Kurdistan TV
- Type: Satellite television channel
- Country: Kurdistan Region, Iraq
- Headquarters: Erbil, Kurdistan Region

Programming
- Languages: Kurdish, Arabic, Turkish

Ownership
- Owner: Kurdistan Democratic Party

History
- Launched: 1 January 1999

Links
- Webcast: www.kurdistantv.net/ku/live
- Website: www.kurdistantv.net

= Kurdistan TV =

Kurdish-language television channel in Iraqi Kurdistan

Kurdistan TV (کوردستان تیڤی) is a Kurdish-language television channel launched in 1999 in Iraqi Kurdistan. It is the second Kurdish-language TV channel established in the region. The station is owned by the Kurdistan Democratic Party (KDP) and is headquartered in Erbil, Kurdistan Region, Iraq.

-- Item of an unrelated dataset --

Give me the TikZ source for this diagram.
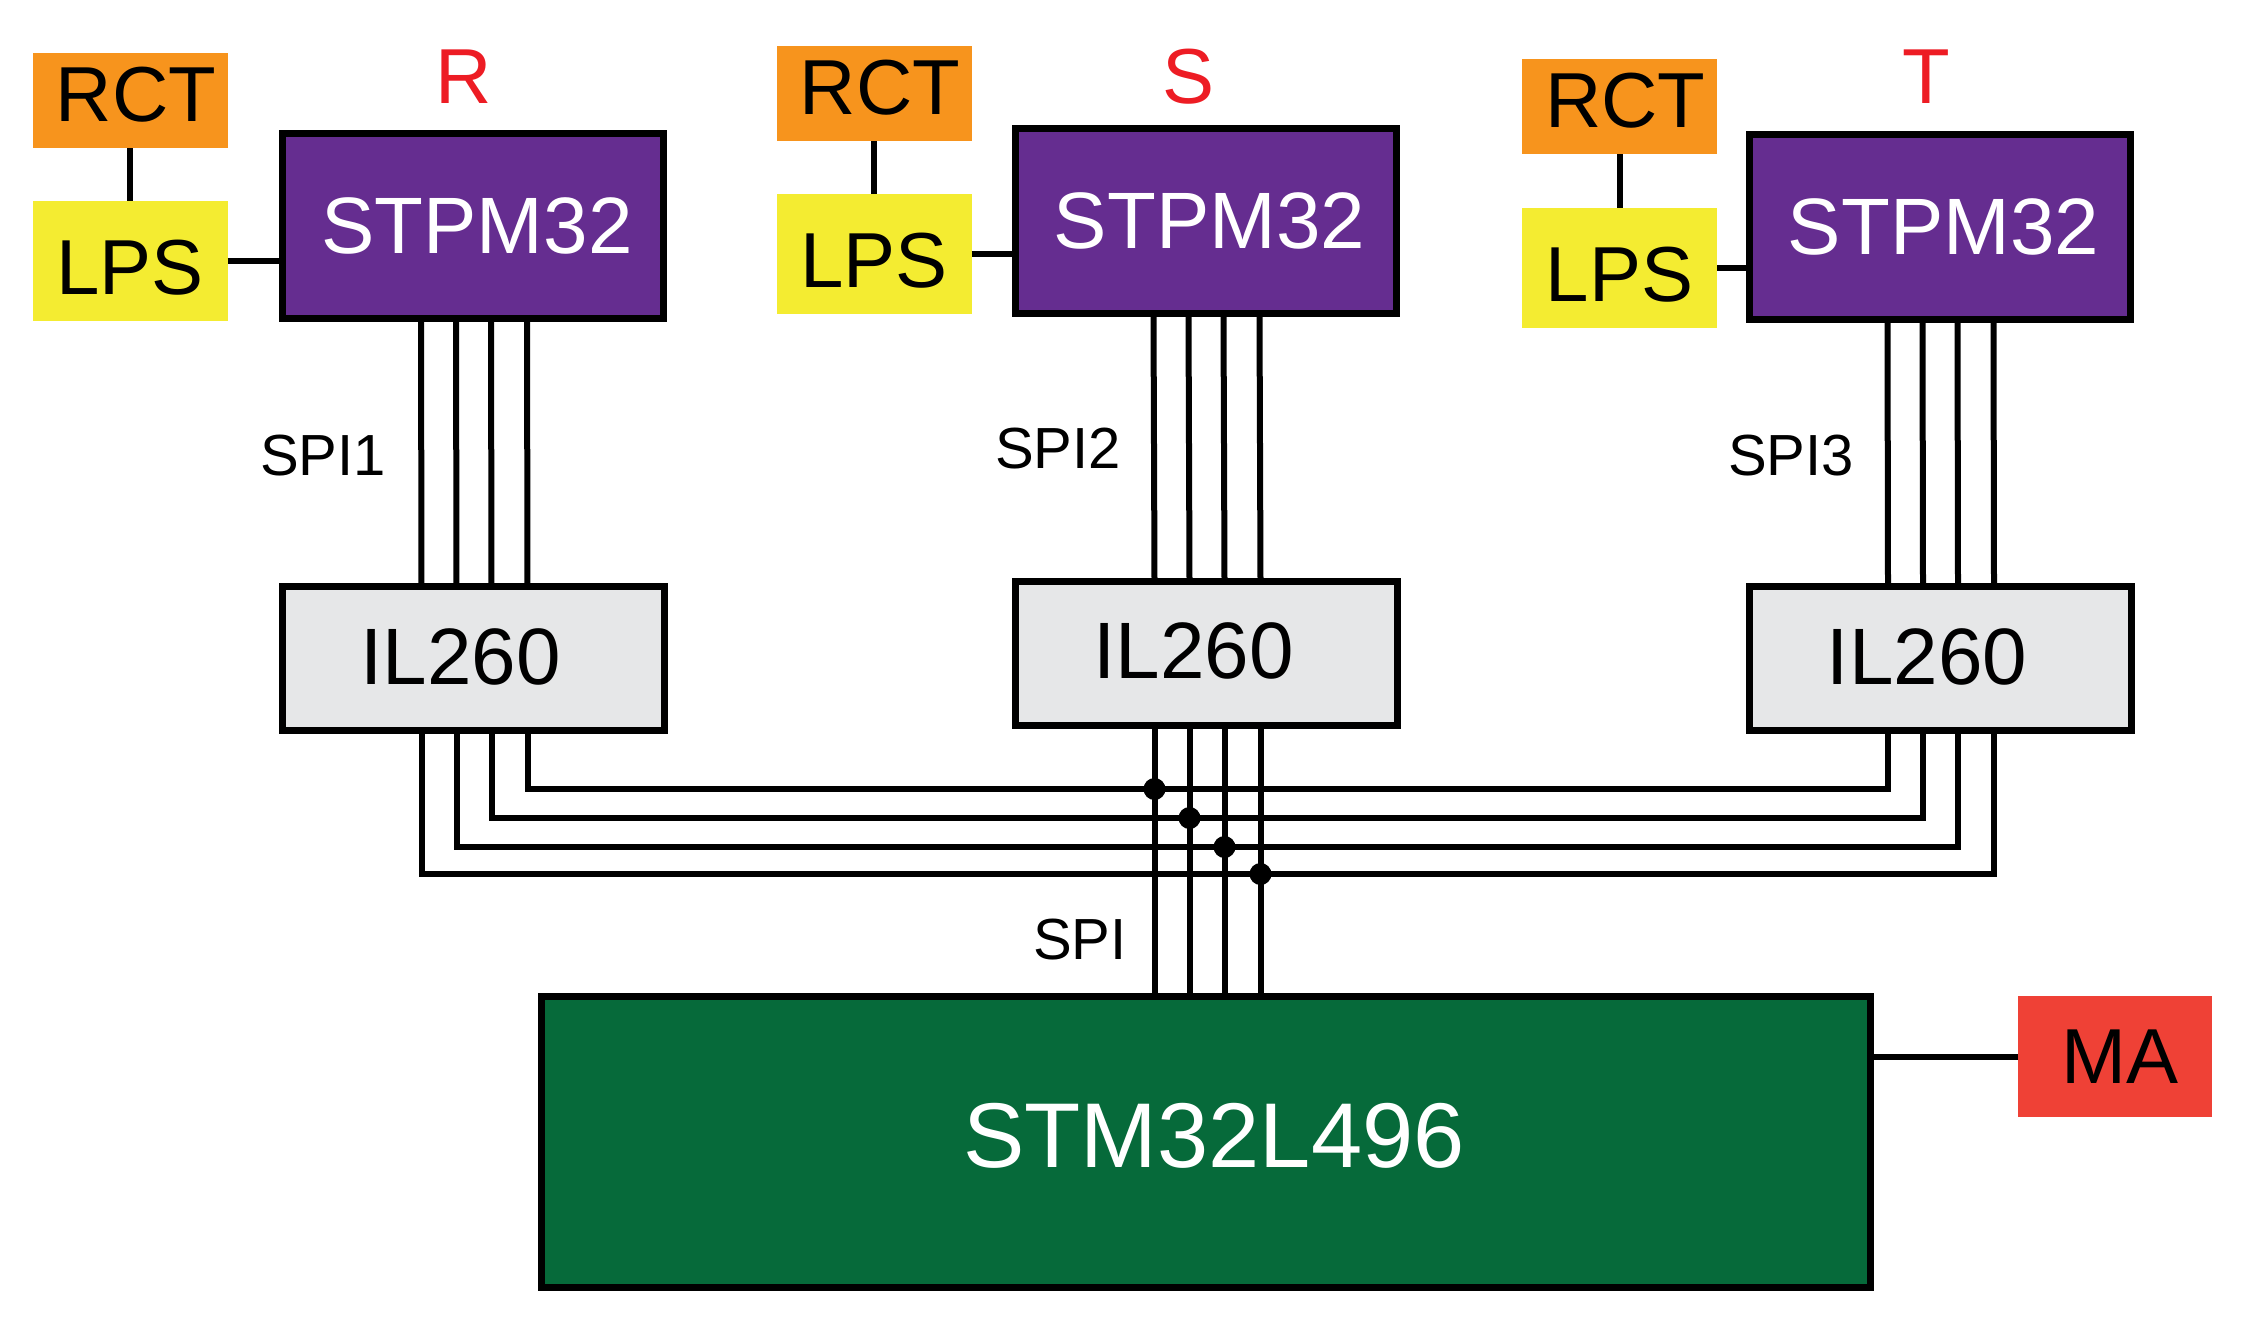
\documentclass[tikz,border=0pt]{standalone}
\usepackage{fontspec}
\setmainfont{Liberation Sans}
\usetikzlibrary{calc}
\definecolor{rctc}{HTML}{F7941D}
\definecolor{lpsc}{HTML}{F4EC31}
\definecolor{stpmc}{HTML}{652D90}
\definecolor{ilc}{HTML}{E6E7E8}
\definecolor{stmc}{HTML}{066A3A}
\definecolor{mac}{HTML}{EF4136}
\definecolor{phc}{HTML}{ED1C24}
\tikzset{
  base/.style={inner sep=0pt, outer sep=0pt, align=center},
  txt/.style={inner sep=0pt, outer sep=0pt},
  rctbox/.style={base, fill=rctc, minimum width=97.5pt, minimum height=47.5pt,
    label={[txt, xshift=3pt, yshift=2.75pt, font=\fontsize{39pt}{46pt}\selectfont]center:#1}},
  lpsbox/.style={base, fill=lpsc, minimum width=97.5pt, minimum height=60pt,
    label={[txt, yshift=-3.5pt, font=\fontsize{39pt}{46pt}\selectfont]center:#1}},
  stpmbox/.style={base, draw=black, line width=3.5pt, fill=stpmc, minimum width=190.5pt, minimum height=92.5pt,
    label={[txt, text=white, xshift=2pt, font=\fontsize{40pt}{48pt}\selectfont]center:#1}},
  ilbox/.style={base, draw=black, line width=3.5pt, fill=ilc, minimum width=191pt, minimum height=72pt,
    label={[txt, xshift=-6.5pt, yshift=1pt, font=\fontsize{40pt}{48pt}\selectfont]center:#1}},
  stmbox/.style={base, draw=black, line width=3.5pt, fill=stmc, minimum width=664.5pt, minimum height=145.5pt,
    label={[txt, text=white, xshift=4pt, yshift=3pt, font=\fontsize{46pt}{54pt}\selectfont]center:#1}},
  mabox/.style={base, fill=mac, minimum width=97pt, minimum height=60.5pt,
    label={[txt, xshift=2.5pt, font=\fontsize{39pt}{46pt}\selectfont]center:#1}},
  phase/.style={txt, text=phc, font=\fontsize{39pt}{46pt}\selectfont},
  spilbl/.style={txt, font=\fontsize{29pt}{35pt}\selectfont},
  wire/.style={line width=3pt, black},
  junction/.style={fill=black, circle, inner sep=0pt, minimum size=11pt}
}
\begin{document}
\begin{tikzpicture}[x=0.5pt,y=-0.5pt]
\useasboundingbox (0,0) rectangle (2249,1319);

% R column
\node[rctbox=RCT] (rctR) at (130,100.5) {};
\node[lpsbox=LPS] (lpsR) at (130,260.5) {};
\node[stpmbox=STPM32] (stpmR) at (473,226) {};
\node[ilbox=IL260] (ilR) at (473.5,658.5) {};
\node[phase] (phR) at (464,77) {R};
\node[spilbl] (spi1) at (323,456) {SPI1};

% S column
\node[rctbox=RCT] (rctS) at (874,93.5) {};
\node[lpsbox=LPS] (lpsS) at (874,254) {};
\node[stpmbox=STPM32] (stpmS) at (1205.5,221) {};
\node[ilbox=IL260] (ilS) at (1206.5,653) {};
\node[phase] (phS) at (1188,77) {S};
\node[spilbl] (spi2) at (1058,449) {SPI2};

% T column
\node[rctbox=RCT] (rctT) at (1619.5,106.5) {};
\node[lpsbox=LPS] (lpsT) at (1619.5,268) {};
\node[stpmbox=STPM32] (stpmT) at (1939.5,226.5) {};
\node[ilbox=IL260] (ilT) at (1940,658.5) {};
\node[phase] (phT) at (1926,77) {T};
\node[spilbl] (spi3) at (1791,456) {SPI3};

% MCU and MA
\node[stmbox=STM32L496] (stm) at (1206,1142) {};
\node[mabox=MA] (ma) at (2115,1056.5) {};
\node[spilbl] (spi) at (1080,940) {SPI};

% bus heights
\coordinate (b1) at (0,789);
\coordinate (b2) at (0,818);
\coordinate (b3) at (0,847);
\coordinate (b4) at (0,874);

% RCT-LPS and LPS-STPM links
\foreach \c in {R,S,T}{
  \draw[wire] (rct\c.south) -- (lps\c.north);
  \draw[wire] (lps\c.east) -- (lps\c.east -| stpm\c.west);
}
\draw[wire] (ma.west) -- (ma.west -| stm.east);

% SPI buses STPM -> IL260
\foreach \c in {R,S,T}{
  \foreach \dx in {-52,-17,18,54}{
    \draw[wire] ($(stpm\c.south)+(\dx,0)$) -- ($(il\c.north)+(\dx,0)$);
  }
}

% IL260 outputs
\foreach \i/\dx in {1/-52,2/-17,3/18,4/54}{
  \coordinate (r\i) at ($(ilR.south)+(\dx,0)$);
  \coordinate (s\i) at ($(ilS.south)+(\dx,0)$);
  \coordinate (t\i) at ($(ilT.south)+(\dx,0)$);
}
\draw[wire] (r4) |- (b1 -| t1) -- (t1);
\draw[wire] (r3) |- (b2 -| t2) -- (t2);
\draw[wire] (r2) |- (b3 -| t3) -- (t3);
\draw[wire] (r1) |- (b4 -| t4) -- (t4);
\foreach \i in {1,2,3,4}{
  \draw[wire] (s\i) -- (s\i |- stm.north);
  \node[junction] (j\i) at (s\i |- b\i) {};
}
\end{tikzpicture}
\end{document}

The channel broadcasts programs mainly in Kurdish and can be viewed using a WS International satellite system. It transmits on the Eutelsat for Europe, Western Asia and North Africa.

Apart from its Kurdish language services, Kurdistan TV also offers an online news presence in Arabic and Turkish. Kurdistan TV's European offices are based in the Netherlands and Germany.